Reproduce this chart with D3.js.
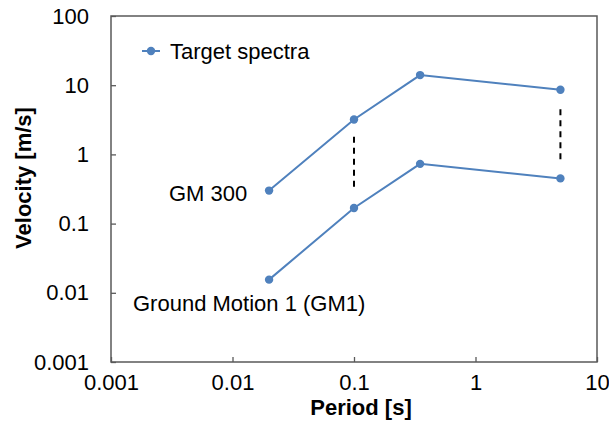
<!DOCTYPE html>
<html>
<head>
<meta charset="utf-8">
<script src="https://cdn.jsdelivr.net/npm/d3@7"></script>
<style>
  body { margin: 0; background: #fff; }
  text { font-family: "Liberation Sans", Arial, sans-serif; fill: #000; }
</style>
</head>
<body>
<svg id="chart" width="609" height="430"></svg>
<script>
const periods = [0.02, 0.1, 0.35, 5];
const gm300 = [0.3, 3.2, 14, 8.6];
const gm1 = [0.0155, 0.168, 0.73, 0.45];
const dashX = [0.1, 5];
const dashTop = [1.8, 4.5];
const dashBottom = [0.3, 0.83];
const xTicks = [0.001, 0.01, 0.1, 1, 10];
const yTicks = [0.001, 0.01, 0.1, 1, 10, 100];

const margin = { top: 16, right: 12, bottom: 68, left: 111 };
const svg = d3.select("#chart");
const width = +svg.attr("width") - margin.left - margin.right;
const height = +svg.attr("height") - margin.top - margin.bottom;
const blue = "#4f81bd";
const fs = 22;

const x = d3.scaleLog().domain([0.001, 10]).range([0, width]);
const y = d3.scaleLog().domain([0.001, 100]).range([height, 0]);

const g = svg.append("g").attr("transform", `translate(${margin.left},${margin.top})`);

// x axis
const xAxis = g.append("g")
  .attr("transform", `translate(0,${height})`)
  .call(d3.axisBottom(x).tickValues(xTicks).tickFormat(d3.format("~g"))
    .tickSizeInner(-5).tickSizeOuter(0).tickPadding(12));
xAxis.select(".domain").remove();
xAxis.selectAll("line").attr("stroke", "#595959").attr("stroke-width", 1.3);
xAxis.selectAll("text").attr("font-size", fs).attr("fill", "#000");

// y axis
const yAxis = g.append("g")
  .call(d3.axisLeft(y).tickValues(yTicks).tickFormat(d3.format("~g"))
    .tickSizeInner(-5).tickSizeOuter(0).tickPadding(22));
yAxis.select(".domain").remove();
yAxis.selectAll("line").attr("stroke", "#595959").attr("stroke-width", 1.3);
yAxis.selectAll("text").attr("font-size", fs).attr("fill", "#000");

// frame
g.append("rect")
  .attr("width", width).attr("height", height)
  .attr("fill", "none").attr("stroke", "#595959").attr("stroke-width", 1.5);

// axis titles
svg.append("text")
  .attr("x", 361).attr("y", 415)
  .attr("text-anchor", "middle").attr("font-size", fs).attr("font-weight", "bold")
  .text("Period [s]");
svg.append("text")
  .attr("transform", "translate(31,178) rotate(-90)")
  .attr("text-anchor", "middle").attr("font-size", fs).attr("font-weight", "bold")
  .text("Velocity [m/s]");

// dashed connectors
g.selectAll(".dash")
  .data(dashX)
  .enter()
  .append("line")
  .attr("x1", (d) => x(d)).attr("x2", (d) => x(d))
  .attr("y1", (d, i) => y(dashTop[i])).attr("y2", (d, i) => y(dashBottom[i]))
  .attr("stroke", "#000").attr("stroke-width", 2).attr("stroke-dasharray", "6,5");

// series
const line = d3.line().x((d) => x(d[0])).y((d) => y(d[1]));
[gm300, gm1].forEach((vals) => {
  const pts = periods.map((p, i) => [p, vals[i]]);
  g.append("path").datum(pts)
    .attr("d", line).attr("fill", "none")
    .attr("stroke", blue).attr("stroke-width", 2);
  g.selectAll(null).data(pts).enter().append("circle")
    .attr("cx", (d) => x(d[0])).attr("cy", (d) => y(d[1]))
    .attr("r", 4.2).attr("fill", blue);
});

// annotations
svg.append("text").attr("x", 169).attr("y", 201).attr("font-size", fs).text("GM 300");
svg.append("text").attr("x", 133).attr("y", 311).attr("font-size", fs).text("Ground Motion 1 (GM1)");

// legend
svg.append("line").attr("x1", 142).attr("x2", 160).attr("y1", 51).attr("y2", 51)
  .attr("stroke", blue).attr("stroke-width", 2);
svg.append("circle").attr("cx", 151).attr("cy", 51).attr("r", 4.2).attr("fill", blue);
svg.append("text").attr("x", 170).attr("y", 59).attr("font-size", fs).text("Target spectra");
</script>
</body>
</html>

━━━━━━━━━━

### Goal of the exercise:
Take the data above and repeat it exactly, leaving each picture out.

### Solution for this task:
Reproduce this chart with D3.js.
<!DOCTYPE html>
<html>
<head>
<meta charset="utf-8">
<script src="https://cdn.jsdelivr.net/npm/d3@7"></script>
<style>
  body { margin: 0; background: #fff; }
  text { font-family: "Liberation Sans", Arial, sans-serif; fill: #000; }
</style>
</head>
<body>
<svg id="chart" width="609" height="430"></svg>
<script>
const periods = [0.02, 0.1, 0.35, 5];
const gm300 = [0.3, 3.2, 14, 8.6];
const gm1 = [0.0155, 0.168, 0.73, 0.45];
const dashX = [0.1, 5];
const dashTop = [1.8, 4.5];
const dashBottom = [0.3, 0.83];
const xTicks = [0.001, 0.01, 0.1, 1, 10];
const yTicks = [0.001, 0.01, 0.1, 1, 10, 100];

const margin = { top: 16, right: 12, bottom: 68, left: 111 };
const svg = d3.select("#chart");
const width = +svg.attr("width") - margin.left - margin.right;
const height = +svg.attr("height") - margin.top - margin.bottom;
const blue = "#4f81bd";
const fs = 22;

const x = d3.scaleLog().domain([0.001, 10]).range([0, width]);
const y = d3.scaleLog().domain([0.001, 100]).range([height, 0]);

const g = svg.append("g").attr("transform", `translate(${margin.left},${margin.top})`);

// x axis
const xAxis = g.append("g")
  .attr("transform", `translate(0,${height})`)
  .call(d3.axisBottom(x).tickValues(xTicks).tickFormat(d3.format("~g"))
    .tickSizeInner(-5).tickSizeOuter(0).tickPadding(12));
xAxis.select(".domain").remove();
xAxis.selectAll("line").attr("stroke", "#595959").attr("stroke-width", 1.3);
xAxis.selectAll("text").attr("font-size", fs).attr("fill", "#000");

// y axis
const yAxis = g.append("g")
  .call(d3.axisLeft(y).tickValues(yTicks).tickFormat(d3.format("~g"))
    .tickSizeInner(-5).tickSizeOuter(0).tickPadding(22));
yAxis.select(".domain").remove();
yAxis.selectAll("line").attr("stroke", "#595959").attr("stroke-width", 1.3);
yAxis.selectAll("text").attr("font-size", fs).attr("fill", "#000");

// frame
g.append("rect")
  .attr("width", width).attr("height", height)
  .attr("fill", "none").attr("stroke", "#595959").attr("stroke-width", 1.5);

// axis titles
svg.append("text")
  .attr("x", 361).attr("y", 415)
  .attr("text-anchor", "middle").attr("font-size", fs).attr("font-weight", "bold")
  .text("Period [s]");
svg.append("text")
  .attr("transform", "translate(31,178) rotate(-90)")
  .attr("text-anchor", "middle").attr("font-size", fs).attr("font-weight", "bold")
  .text("Velocity [m/s]");

// dashed connectors
g.selectAll(".dash")
  .data(dashX)
  .enter()
  .append("line")
  .attr("x1", (d) => x(d)).attr("x2", (d) => x(d))
  .attr("y1", (d, i) => y(dashTop[i])).attr("y2", (d, i) => y(dashBottom[i]))
  .attr("stroke", "#000").attr("stroke-width", 2).attr("stroke-dasharray", "6,5");

// series
const line = d3.line().x((d) => x(d[0])).y((d) => y(d[1]));
[gm300, gm1].forEach((vals) => {
  const pts = periods.map((p, i) => [p, vals[i]]);
  g.append("path").datum(pts)
    .attr("d", line).attr("fill", "none")
    .attr("stroke", blue).attr("stroke-width", 2);
  g.selectAll(null).data(pts).enter().append("circle")
    .attr("cx", (d) => x(d[0])).attr("cy", (d) => y(d[1]))
    .attr("r", 4.2).attr("fill", blue);
});

// annotations
svg.append("text").attr("x", 169).attr("y", 201).attr("font-size", fs).text("GM 300");
svg.append("text").attr("x", 133).attr("y", 311).attr("font-size", fs).text("Ground Motion 1 (GM1)");

// legend
svg.append("line").attr("x1", 142).attr("x2", 160).attr("y1", 51).attr("y2", 51)
  .attr("stroke", blue).attr("stroke-width", 2);
svg.append("circle").attr("cx", 151).attr("cy", 51).attr("r", 4.2).attr("fill", blue);
svg.append("text").attr("x", 170).attr("y", 59).attr("font-size", fs).text("Target spectra");
</script>
</body>
</html>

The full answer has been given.